__Task prompt__
Retype only what runs from the first line of the listing to the line holding "import * as", both included. Do not retype the pictures.

__Provided entries__
·····
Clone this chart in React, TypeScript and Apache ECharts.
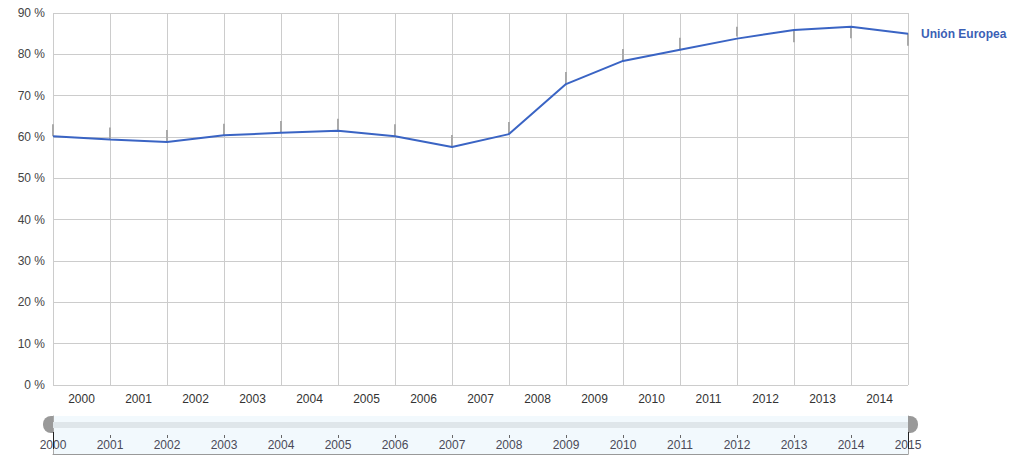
import React, { useEffect, useRef } from "react";
import * as echarts from "echarts";

const years = [2000, 2001, 2002, 2003, 2004, 2005, 2006, 2007, 2008, 2009, 2010, 2011, 2012, 2013, 2014, 2015];
const bandLabels = ["2000", "2001", "2002", "2003", "2004", "2005", "2006", "2007", "2008", "2009", "2010", "2011", "2012", "2013", "2014"];
const ueValues = [60.2, 59.4, 58.8, 60.4, 61.0, 61.5, 60.2, 57.6, 60.7, 72.8, 78.4, 81.1, 83.8, 85.9, 86.7, 85.0];
const ghostLow = [60.2, 59.4, 58.8, 60.4, 61.0, 61.5, 60.2, 57.6, 60.7, 72.8, 78.4, 81.1, 84.3, 82.9, 83.9, 82.1];
const ghostHigh = [63.1, 62.3, 61.7, 63.2, 63.9, 64.4, 63.1, 60.5, 63.6, 75.7, 81.3, 84.0, 86.7, 85.9, 86.7, 85.1];
const yTicks = { min: 0, max: 90, interval: 10 };
const seriesName = "Unión Europea";

const FONT = "'Liberation Sans', Arial, sans-serif";

export default function App() {
  const ref = useRef<HTMLDivElement>(null);
  useEffect(() => {
    if (!ref.current) return;
    const chart = echarts.init(ref.current, null, { renderer: "svg" });
    const W = 1013;
    const gl = 53;
    const gr = 105;
    const plotRight = W - gr;
    const tlTop = 416;
    const tlBottomPx = 454;
    chart.setOption({
      animation: false,
      backgroundColor: "#ffffff",
      textStyle: { fontFamily: FONT },
      grid: [
        { left: gl, right: gr, top: 13, bottom: 80, outerBoundsMode: "none" },
        {
          left: gl, right: gr, top: tlTop, bottom: 465 - tlBottomPx,
          show: true, backgroundColor: "#f2f9fd", borderWidth: 0, outerBoundsMode: "none",
        },
      ],
      xAxis: [
        {
          type: "value", gridIndex: 0, min: 2000, max: 2015, interval: 1, position: "bottom",
          axisLine: { show: false }, axisTick: { show: false }, axisLabel: { show: false },
          splitLine: { show: true, lineStyle: { color: "#cccccc", width: 1 } },
        },
        {
          type: "category", gridIndex: 0, data: bandLabels, boundaryGap: true, position: "bottom",
          axisLine: { show: false }, axisTick: { show: false }, splitLine: { show: false },
          axisLabel: { color: "#333333", fontSize: 12, fontFamily: FONT, margin: 8 },
        },
        {
          type: "value", gridIndex: 1, min: 2000, max: 2015, interval: 1, position: "bottom",
          axisLine: { show: true, lineStyle: { color: "#999999", width: 1 } },
          axisTick: { show: false }, splitLine: { show: false },
          axisLabel: {
            inside: true, margin: 3, color: "#4a4a58", fontSize: 12, fontFamily: FONT,
            formatter: (v: number) => String(v),
            showMinLabel: true, showMaxLabel: true,
          },
        },
        {
          type: "value", gridIndex: 1, min: 2000, max: 2015, interval: 1, position: "top", offset: -22,
          axisLine: { show: false }, splitLine: { show: false }, axisLabel: { show: false },
          axisTick: { show: true, length: 3, lineStyle: { color: "#666666", width: 1 } },
        },
      ],
      yAxis: [
        {
          type: "value", gridIndex: 0, min: yTicks.min, max: yTicks.max, interval: yTicks.interval,
          axisLine: { show: false }, axisTick: { show: false },
          splitLine: { show: true, lineStyle: { color: "#cccccc", width: 1 } },
          axisLabel: { formatter: "{value} %", color: "#444444", fontSize: 12, fontFamily: FONT, margin: 8 },
        },
        {
          type: "value", gridIndex: 1, min: 0, max: 1, position: "left",
          axisLine: { show: true, lineStyle: { color: "#aaaaaa", width: 1 } },
          axisTick: { show: false }, axisLabel: { show: false }, splitLine: { show: false },
        },
        {
          type: "value", gridIndex: 1, min: 0, max: 1, position: "right",
          axisLine: { show: true, lineStyle: { color: "#aaaaaa", width: 1 } },
          axisTick: { show: false }, axisLabel: { show: false }, splitLine: { show: false },
        },
      ],
      graphic: [
        { type: "rect", shape: { x: gl, y: 422, width: plotRight - gl, height: 6 }, style: { fill: "#dfe6ea" }, z: 10 },
        { type: "rect", shape: { x: gl - 10, y: 416, width: 10, height: 17, r: [8, 0, 0, 8] }, style: { fill: "#999999" }, z: 11 },
        { type: "rect", shape: { x: plotRight, y: 416, width: 10, height: 17, r: [0, 8, 8, 0] }, style: { fill: "#999999" }, z: 11 },
        { type: "line", shape: { x1: gl + 0.5, y1: 432, x2: gl + 0.5, y2: 449 }, style: { stroke: "#222222", lineWidth: 1 }, z: 11 },
        { type: "line", shape: { x1: plotRight + 0.5, y1: 432, x2: plotRight + 0.5, y2: 449 }, style: { stroke: "#222222", lineWidth: 1 }, z: 11 },
      ],
      series: [
        {
          type: "custom",
          xAxisIndex: 0, yAxisIndex: 0,
          data: years.map((y, i) => [y, ghostLow[i], ghostHigh[i]]),
          renderItem: (params: any, api: any) => {
            const p1 = api.coord([api.value(0), api.value(1)]);
            const p2 = api.coord([api.value(0), api.value(2)]);
            return {
              type: "line",
              shape: { x1: p1[0], y1: p1[1], x2: p2[0], y2: p2[1] },
              style: { stroke: "#aaaaaa", lineWidth: 2 },
            };
          },
          z: 2,
          silent: true,
        },
        {
          type: "line",
          name: seriesName,
          xAxisIndex: 0, yAxisIndex: 0,
          data: years.map((y, i) => [y, ueValues[i]]),
          showSymbol: false,
          lineStyle: { color: "#3a64c4", width: 2 },
          itemStyle: { color: "#3a64c4" },
          z: 3,
          endLabel: {
            show: true,
            formatter: seriesName,
            distance: 13,
            color: "#3b5fb5",
            fontSize: 12,
            fontWeight: "bold",
            fontFamily: FONT,
          },
        },
      ],
    });
    return () => chart.dispose();
  }, []);
  return (
    <div
      ref={ref}
      style={{ position: "absolute", left: 0, top: 0, width: 1013, height: 465 }}
    />
  );
}
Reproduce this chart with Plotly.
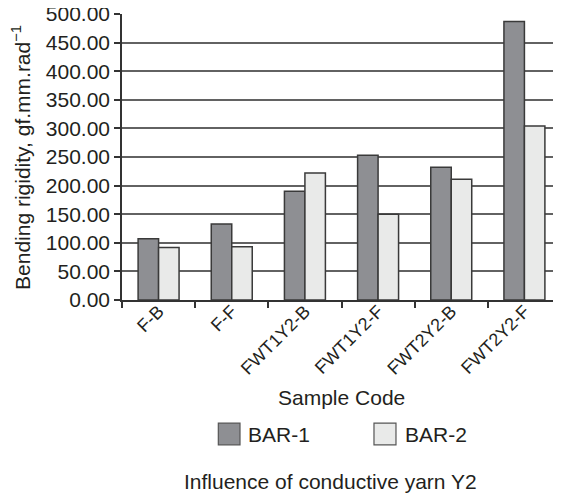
import plotly.graph_objects as go

categories = ["F-B", "F-F", "FWT1Y2-B", "FWT1Y2-F", "FWT2Y2-B", "FWT2Y2-F"]
bar1_values = [107, 133, 190, 253, 232, 487]
bar2_values = [92, 93, 222, 150, 211, 304]
series_names = ["BAR-1", "BAR-2"]
y_ticks = [0, 50, 100, 150, 200, 250, 300, 350, 400, 450, 500]

FONT = "Liberation Sans, Arial, Helvetica, sans-serif"
TXT = "#231f20"
C1 = "#8e8f93"
C2 = "#e9eae9"

fig = go.Figure()
fig.add_trace(go.Bar(x=categories, y=bar1_values, name=series_names[0],
                     marker=dict(color=C1, line=dict(color="#3a3a3a", width=1.5)),
                     showlegend=False))
fig.add_trace(go.Bar(x=categories, y=bar2_values, name=series_names[1],
                     marker=dict(color=C2, line=dict(color="#3a3a3a", width=1.5)),
                     showlegend=False))

# page body adds an 8px offset, so the figure is 8px smaller on each axis
fig.update_layout(
    width=553, height=488,
    margin=dict(l=114, r=0, t=6, b=196, autoexpand=False),
    paper_bgcolor="white", plot_bgcolor="white",
    barmode="group", bargap=0.44, bargroupgap=0,
    font=dict(family=FONT, color=TXT, size=20),
)
fig.update_yaxes(
    range=[0, 500], tickvals=y_ticks, tickformat=".2f", automargin=False,
    ticklabeloverflow="allow",
    showgrid=True, gridcolor="#626262", gridwidth=1.5,
    showline=True, linecolor="#333333", linewidth=1.5,
    ticks="outside", ticklen=6, tickcolor="#333333", tickwidth=1.5,
    tickfont=dict(size=21, color=TXT), zeroline=False,
)
fig.update_xaxes(
    automargin=False, ticklabeloverflow="allow", ticklabelstandoff=-8,
    showline=True, linecolor="#333333", linewidth=1.5,
    ticks="outside", tickson="boundaries", ticklen=6, tickcolor="#333333", tickwidth=1.5,
    tickangle=-45, tickfont=dict(size=18, color=TXT), showgrid=False,
)

annotations = [
    dict(text="Bending rigidity, gf.mm.rad<sup>\u22121</sup>", x=-0.2301, y=0.5,
         xref="paper", yref="paper", textangle=-90, showarrow=False,
         xanchor="center", yanchor="middle", font=dict(size=21)),
    dict(text="Sample Code", x=0.499, y=-0.34, xref="paper", yref="paper",
         showarrow=False, xanchor="center", yanchor="middle", font=dict(size=21)),
    dict(text="Influence of conductive yarn Y2", x=0.476, y=-0.635, xref="paper", yref="paper",
         showarrow=False, xanchor="center", yanchor="middle", font=dict(size=21)),
    dict(text=series_names[0], x=0.2825, y=-0.4707, xref="paper", yref="paper",
         showarrow=False, xanchor="left", yanchor="middle", font=dict(size=21)),
    dict(text=series_names[1], x=0.6394, y=-0.4707, xref="paper", yref="paper",
         showarrow=False, xanchor="left", yanchor="middle", font=dict(size=21)),
]
shapes = [
    dict(type="rect", xref="paper", yref="paper", x0=0.2194, x1=0.2688, y0=-0.5063, y1=-0.4305,
         fillcolor=C1, line=dict(color="#555555", width=1.2)),
    dict(type="rect", xref="paper", yref="paper", x0=0.574, x1=0.6241, y0=-0.5063, y1=-0.4305,
         fillcolor=C2, line=dict(color="#555555", width=1.2)),
]
fig.update_layout(annotations=annotations, shapes=shapes)

fig.write_html("out.html")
·····
__Written solution__
Clone this chart in React, TypeScript and Apache ECharts.
import React, { useEffect, useRef } from "react";
import * as echarts from "echarts";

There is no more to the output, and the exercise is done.